_Material provided_
## Start

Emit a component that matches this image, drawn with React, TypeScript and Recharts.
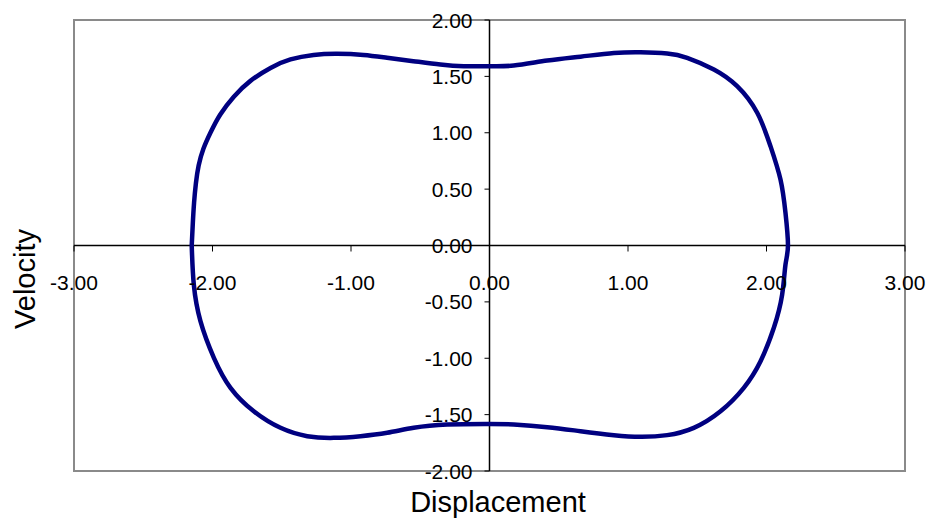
import React from 'react';
import { LineChart, Line, XAxis, YAxis, ReferenceLine, ReferenceArea } from 'recharts';

// Phase portrait (displacement, velocity), traced clockwise
const displacement = [
  -2.15, -2.142, -2.133, -2.12, -2.1, -2.065, -2.015, -1.945, -1.846, -1.726, -1.581, -1.437, -1.27, -1.1, -0.91, -0.74,
  -0.55, -0.355, -0.185, 0.0, 0.175, 0.417, 0.657, 0.898, 1.09, 1.283, 1.427, 1.62, 1.788, 1.933, 2.029, 2.101,
  2.137, 2.155, 2.137, 2.113, 2.053, 1.957, 1.836, 1.668, 1.475, 1.283, 1.09, 0.898, 0.657, 0.417, 0.175, 0.0,
  -0.305, -0.547, -0.739, -0.931, -1.124, -1.316, -1.509, -1.702, -1.87, -1.99, -2.087, -2.135, -2.15,
];
const velocity = [
  0.0, 0.2, 0.38, 0.55, 0.71, 0.86, 1.0, 1.16, 1.32, 1.46, 1.575, 1.65, 1.69, 1.7, 1.69, 1.665,
  1.635, 1.605, 1.59, 1.59, 1.596, 1.64, 1.675, 1.707, 1.714, 1.703, 1.665, 1.561, 1.413, 1.177, 0.88, 0.585,
  0.29, 0.0, -0.17, -0.435, -0.73, -1.026, -1.262, -1.47, -1.617, -1.682, -1.697, -1.682, -1.647, -1.611, -1.588, -1.583,
  -1.588, -1.617, -1.661, -1.691, -1.706, -1.691, -1.617, -1.47, -1.262, -0.996, -0.671, -0.346, 0.0,
];
const xTicks = [-3, -2, -1, 0, 1, 2, 3];
const yTicks = [-2, -1.5, -1, -0.5, 0, 0.5, 1, 1.5, 2];
const xTitle = 'Displacement';
const yTitle = 'Velocity';

const data = displacement.map((x, i) => ({ x, y: velocity[i] }));

const W = 932;
const H = 523;
// plot area: x 74..905, y 20..471
const PLOT = { left: 74, right: 905, top: 20, bottom: 471 };
const XAXIS_H = 30;
const YAXIS_W = 30;
const M = { top: PLOT.top, right: W - PLOT.right, bottom: H - PLOT.bottom - XAXIS_H, left: PLOT.left - YAXIS_W };
const ZERO_Y = (PLOT.top + PLOT.bottom) / 2;
const ZERO_X = (PLOT.left + PLOT.right) / 2;
const FONT = 'Liberation Sans, Arial, sans-serif';

const renderXTick = (props: any) => {
  const { x, payload } = props;
  return (
    <g key={`xt-${payload.value}`}>
      <line x1={x} x2={x} y1={ZERO_Y} y2={ZERO_Y + 6} stroke="#000" strokeWidth={1} />
      <text x={x} y={ZERO_Y + 37} textAnchor="middle" dominantBaseline="central" fontSize={21} fontFamily={FONT} fill="#000">
        {Number(payload.value).toFixed(2)}
      </text>
    </g>
  );
};

const renderYTick = (props: any) => {
  const { y, payload } = props;
  return (
    <g key={`yt-${payload.value}`}>
      <line x1={ZERO_X - 5} x2={ZERO_X} y1={y} y2={y} stroke="#000" strokeWidth={1} />
      <text x={ZERO_X - 17} y={y} textAnchor="end" dominantBaseline="central" fontSize={21} fontFamily={FONT} fill="#000">
        {Number(payload.value).toFixed(2)}
      </text>
    </g>
  );
};

export default function App() {
  return (
    <div style={{ position: 'absolute', left: 0, top: 0, width: W, height: H, background: '#fff' }}>
      <LineChart width={W} height={H} data={data} margin={M}>
        <ReferenceArea x1={-3} x2={3} y1={-2} y2={2} fill="none" stroke="#8a8a8a" strokeWidth={2} />
        <ReferenceLine y={0} stroke="#000" strokeWidth={1.5} />
        <ReferenceLine x={0} stroke="#000" strokeWidth={1.5} />
        <Line
          dataKey="y"
          type="natural"
          stroke="#000080"
          strokeWidth={4.5}
          dot={false}
          isAnimationActive={false}
        />
        <XAxis
          type="number"
          dataKey="x"
          domain={[-3, 3]}
          ticks={xTicks}
          height={XAXIS_H}
          axisLine={false}
          tickLine={false}
          tick={renderXTick}
          interval={0}
        />
        <YAxis
          type="number"
          domain={[-2, 2]}
          ticks={yTicks}
          width={YAXIS_W}
          axisLine={false}
          tickLine={false}
          tick={renderYTick}
          interval={0}
        />
      </LineChart>
      <svg width={W} height={H} style={{ position: 'absolute', left: 0, top: 0, pointerEvents: 'none' }}>
        <text x={498} y={512} textAnchor="middle" fontSize={29} fontFamily={FONT} fill="#000">
          {xTitle}
        </text>
        <text transform="translate(35, 279) rotate(-90)" textAnchor="middle" fontSize={29} fontFamily={FONT} fill="#000">
          {yTitle}
        </text>
      </svg>
    </div>
  );
}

## End

_Stated exercise_
Exactly as written, return every line of the listing, but not the pictures.

_Written answer_
Emit a component that matches this image, drawn with React, TypeScript and Recharts.
import React from 'react';
import { LineChart, Line, XAxis, YAxis, ReferenceLine, ReferenceArea } from 'recharts';

// Phase portrait (displacement, velocity), traced clockwise
const displacement = [
  -2.15, -2.142, -2.133, -2.12, -2.1, -2.065, -2.015, -1.945, -1.846, -1.726, -1.581, -1.437, -1.27, -1.1, -0.91, -0.74,
  -0.55, -0.355, -0.185, 0.0, 0.175, 0.417, 0.657, 0.898, 1.09, 1.283, 1.427, 1.62, 1.788, 1.933, 2.029, 2.101,
  2.137, 2.155, 2.137, 2.113, 2.053, 1.957, 1.836, 1.668, 1.475, 1.283, 1.09, 0.898, 0.657, 0.417, 0.175, 0.0,
  -0.305, -0.547, -0.739, -0.931, -1.124, -1.316, -1.509, -1.702, -1.87, -1.99, -2.087, -2.135, -2.15,
];
const velocity = [
  0.0, 0.2, 0.38, 0.55, 0.71, 0.86, 1.0, 1.16, 1.32, 1.46, 1.575, 1.65, 1.69, 1.7, 1.69, 1.665,
  1.635, 1.605, 1.59, 1.59, 1.596, 1.64, 1.675, 1.707, 1.714, 1.703, 1.665, 1.561, 1.413, 1.177, 0.88, 0.585,
  0.29, 0.0, -0.17, -0.435, -0.73, -1.026, -1.262, -1.47, -1.617, -1.682, -1.697, -1.682, -1.647, -1.611, -1.588, -1.583,
  -1.588, -1.617, -1.661, -1.691, -1.706, -1.691, -1.617, -1.47, -1.262, -0.996, -0.671, -0.346, 0.0,
];
const xTicks = [-3, -2, -1, 0, 1, 2, 3];
const yTicks = [-2, -1.5, -1, -0.5, 0, 0.5, 1, 1.5, 2];
const xTitle = 'Displacement';
const yTitle = 'Velocity';

const data = displacement.map((x, i) => ({ x, y: velocity[i] }));

const W = 932;
const H = 523;
// plot area: x 74..905, y 20..471
const PLOT = { left: 74, right: 905, top: 20, bottom: 471 };
const XAXIS_H = 30;
const YAXIS_W = 30;
const M = { top: PLOT.top, right: W - PLOT.right, bottom: H - PLOT.bottom - XAXIS_H, left: PLOT.left - YAXIS_W };
const ZERO_Y = (PLOT.top + PLOT.bottom) / 2;
const ZERO_X = (PLOT.left + PLOT.right) / 2;
const FONT = 'Liberation Sans, Arial, sans-serif';

const renderXTick = (props: any) => {
  const { x, payload } = props;
  return (
    <g key={`xt-${payload.value}`}>
      <line x1={x} x2={x} y1={ZERO_Y} y2={ZERO_Y + 6} stroke="#000" strokeWidth={1} />
      <text x={x} y={ZERO_Y + 37} textAnchor="middle" dominantBaseline="central" fontSize={21} fontFamily={FONT} fill="#000">
        {Number(payload.value).toFixed(2)}
      </text>
    </g>
  );
};

const renderYTick = (props: any) => {
  const { y, payload } = props;
  return (
    <g key={`yt-${payload.value}`}>
      <line x1={ZERO_X - 5} x2={ZERO_X} y1={y} y2={y} stroke="#000" strokeWidth={1} />
      <text x={ZERO_X - 17} y={y} textAnchor="end" dominantBaseline="central" fontSize={21} fontFamily={FONT} fill="#000">
        {Number(payload.value).toFixed(2)}
      </text>
    </g>
  );
};

export default function App() {
  return (
    <div style={{ position: 'absolute', left: 0, top: 0, width: W, height: H, background: '#fff' }}>
      <LineChart width={W} height={H} data={data} margin={M}>
        <ReferenceArea x1={-3} x2={3} y1={-2} y2={2} fill="none" stroke="#8a8a8a" strokeWidth={2} />
        <ReferenceLine y={0} stroke="#000" strokeWidth={1.5} />
        <ReferenceLine x={0} stroke="#000" strokeWidth={1.5} />
        <Line
          dataKey="y"
          type="natural"
          stroke="#000080"
          strokeWidth={4.5}
          dot={false}
          isAnimationActive={false}
        />
        <XAxis
          type="number"
          dataKey="x"
          domain={[-3, 3]}
          ticks={xTicks}
          height={XAXIS_H}
          axisLine={false}
          tickLine={false}
          tick={renderXTick}
          interval={0}
        />
        <YAxis
          type="number"
          domain={[-2, 2]}
          ticks={yTicks}
          width={YAXIS_W}
          axisLine={false}
          tickLine={false}
          tick={renderYTick}
          interval={0}
        />
      </LineChart>
      <svg width={W} height={H} style={{ position: 'absolute', left: 0, top: 0, pointerEvents: 'none' }}>
        <text x={498} y={512} textAnchor="middle" fontSize={29} fontFamily={FONT} fill="#000">
          {xTitle}
        </text>
        <text transform="translate(35, 279) rotate(-90)" textAnchor="middle" fontSize={29} fontFamily={FONT} fill="#000">
          {yTitle}
        </text>
      </svg>
    </div>
  );
}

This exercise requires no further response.